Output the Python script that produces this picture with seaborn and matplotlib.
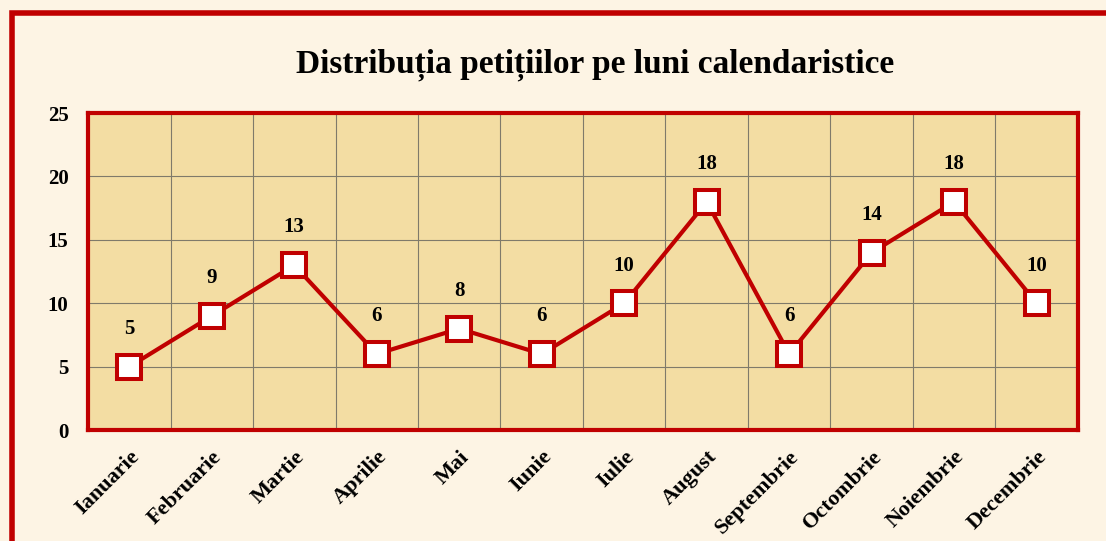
import matplotlib
matplotlib.use("Agg")
import matplotlib.pyplot as plt
from matplotlib.patches import Rectangle
import seaborn as sns
import pandas as pd
import numpy as np

luni = ['Ianuarie', 'Februarie', 'Martie', 'Aprilie', 'Mai', 'Iunie', 'Iulie',
        'August', 'Septembrie', 'Octombrie', 'Noiembrie', 'Decembrie']
petitii = [5, 9, 13, 6, 8, 6, 10, 18, 6, 14, 18, 10]
titlu = 'Distribuția petițiilor pe luni calendaristice'

RED = '#C00000'
sns.set_style('white')
plt.rcParams['font.family'] = ['Liberation Serif', 'DejaVu Serif']
plt.rcParams['text.color'] = 'black'

df = pd.DataFrame({'luna': luni, 'nr': petitii})

fig = plt.figure(figsize=(11.06, 5.41), dpi=100)
fig.patch.set_facecolor('#FDF4E4')
# outer red frame
fig.patches.append(Rectangle((0.011, -0.1), 1.2, 1.076, transform=fig.transFigure,
                             fill=False, edgecolor=RED, linewidth=4, zorder=0))

ax = fig.add_axes([0.0796, 0.205, 0.895, 0.586])
ax.set_facecolor('#F3DDA3')

sns.lineplot(data=df, x='luna', y='nr', sort=False, ax=ax, color=RED, linewidth=3,
             marker='s', markersize=17, markerfacecolor='white', markeredgecolor=RED,
             markeredgewidth=2.9, zorder=5)

for i, v in enumerate(petitii):
    ax.annotate(str(v), (i, v), xytext=(0, 20), textcoords='offset points',
                ha='center', va='bottom', fontsize=15, fontweight='bold', color='black')

ax.set_xlim(-0.5, len(luni) - 0.5)
ax.set_ylim(0, 25)
ax.set_yticks([0, 5, 10, 15, 20, 25])
ax.set_xticks(range(len(luni)))
ax.set_xticks(np.arange(0.5, len(luni) - 1, 1), minor=True)
ax.set_xticklabels(luni, rotation=45, ha='right', rotation_mode='anchor',
                   fontsize=16, fontweight='bold')
for lbl in ax.get_yticklabels():
    lbl.set_fontweight('bold')
    lbl.set_fontsize(15)
ax.tick_params(axis='both', length=0, colors='black')
ax.tick_params(axis='y', pad=14)
ax.tick_params(axis='x', pad=12)
ax.grid(axis='y', which='major', color='#7f7a6a', linewidth=0.8)
ax.grid(axis='x', which='minor', color='#7f7a6a', linewidth=0.8)
ax.set_axisbelow(True)
ax.set_xlabel('')
ax.set_ylabel('')
for s in ax.spines.values():
    s.set_visible(True)
    s.set_color(RED)
    s.set_linewidth(3)

fig.text(0.538, 0.88, titlu, ha='center', va='center', fontsize=24,
         fontweight='bold', color='black')

fig.savefig('out.png', dpi=100, facecolor=fig.get_facecolor())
=====
◆ INSTRUCTION
Reproduce all of the data exactly; the pictures do not belong in the copy.

◆ FINISHED ANSWER
Output the Python script that produces this picture with seaborn and matplotlib.
import matplotlib
matplotlib.use("Agg")
import matplotlib.pyplot as plt
from matplotlib.patches import Rectangle
import seaborn as sns
import pandas as pd
import numpy as np

luni = ['Ianuarie', 'Februarie', 'Martie', 'Aprilie', 'Mai', 'Iunie', 'Iulie',
        'August', 'Septembrie', 'Octombrie', 'Noiembrie', 'Decembrie']
petitii = [5, 9, 13, 6, 8, 6, 10, 18, 6, 14, 18, 10]
titlu = 'Distribuția petițiilor pe luni calendaristice'

RED = '#C00000'
sns.set_style('white')
plt.rcParams['font.family'] = ['Liberation Serif', 'DejaVu Serif']
plt.rcParams['text.color'] = 'black'

df = pd.DataFrame({'luna': luni, 'nr': petitii})

fig = plt.figure(figsize=(11.06, 5.41), dpi=100)
fig.patch.set_facecolor('#FDF4E4')
# outer red frame
fig.patches.append(Rectangle((0.011, -0.1), 1.2, 1.076, transform=fig.transFigure,
                             fill=False, edgecolor=RED, linewidth=4, zorder=0))

ax = fig.add_axes([0.0796, 0.205, 0.895, 0.586])
ax.set_facecolor('#F3DDA3')

sns.lineplot(data=df, x='luna', y='nr', sort=False, ax=ax, color=RED, linewidth=3,
             marker='s', markersize=17, markerfacecolor='white', markeredgecolor=RED,
             markeredgewidth=2.9, zorder=5)

for i, v in enumerate(petitii):
    ax.annotate(str(v), (i, v), xytext=(0, 20), textcoords='offset points',
                ha='center', va='bottom', fontsize=15, fontweight='bold', color='black')

ax.set_xlim(-0.5, len(luni) - 0.5)
ax.set_ylim(0, 25)
ax.set_yticks([0, 5, 10, 15, 20, 25])
ax.set_xticks(range(len(luni)))
ax.set_xticks(np.arange(0.5, len(luni) - 1, 1), minor=True)
ax.set_xticklabels(luni, rotation=45, ha='right', rotation_mode='anchor',
                   fontsize=16, fontweight='bold')
for lbl in ax.get_yticklabels():
    lbl.set_fontweight('bold')
    lbl.set_fontsize(15)
ax.tick_params(axis='both', length=0, colors='black')
ax.tick_params(axis='y', pad=14)
ax.tick_params(axis='x', pad=12)
ax.grid(axis='y', which='major', color='#7f7a6a', linewidth=0.8)
ax.grid(axis='x', which='minor', color='#7f7a6a', linewidth=0.8)
ax.set_axisbelow(True)
ax.set_xlabel('')
ax.set_ylabel('')
for s in ax.spines.values():
    s.set_visible(True)
    s.set_color(RED)
    s.set_linewidth(3)

fig.text(0.538, 0.88, titlu, ha='center', va='center', fontsize=24,
         fontweight='bold', color='black')

fig.savefig('out.png', dpi=100, facecolor=fig.get_facecolor())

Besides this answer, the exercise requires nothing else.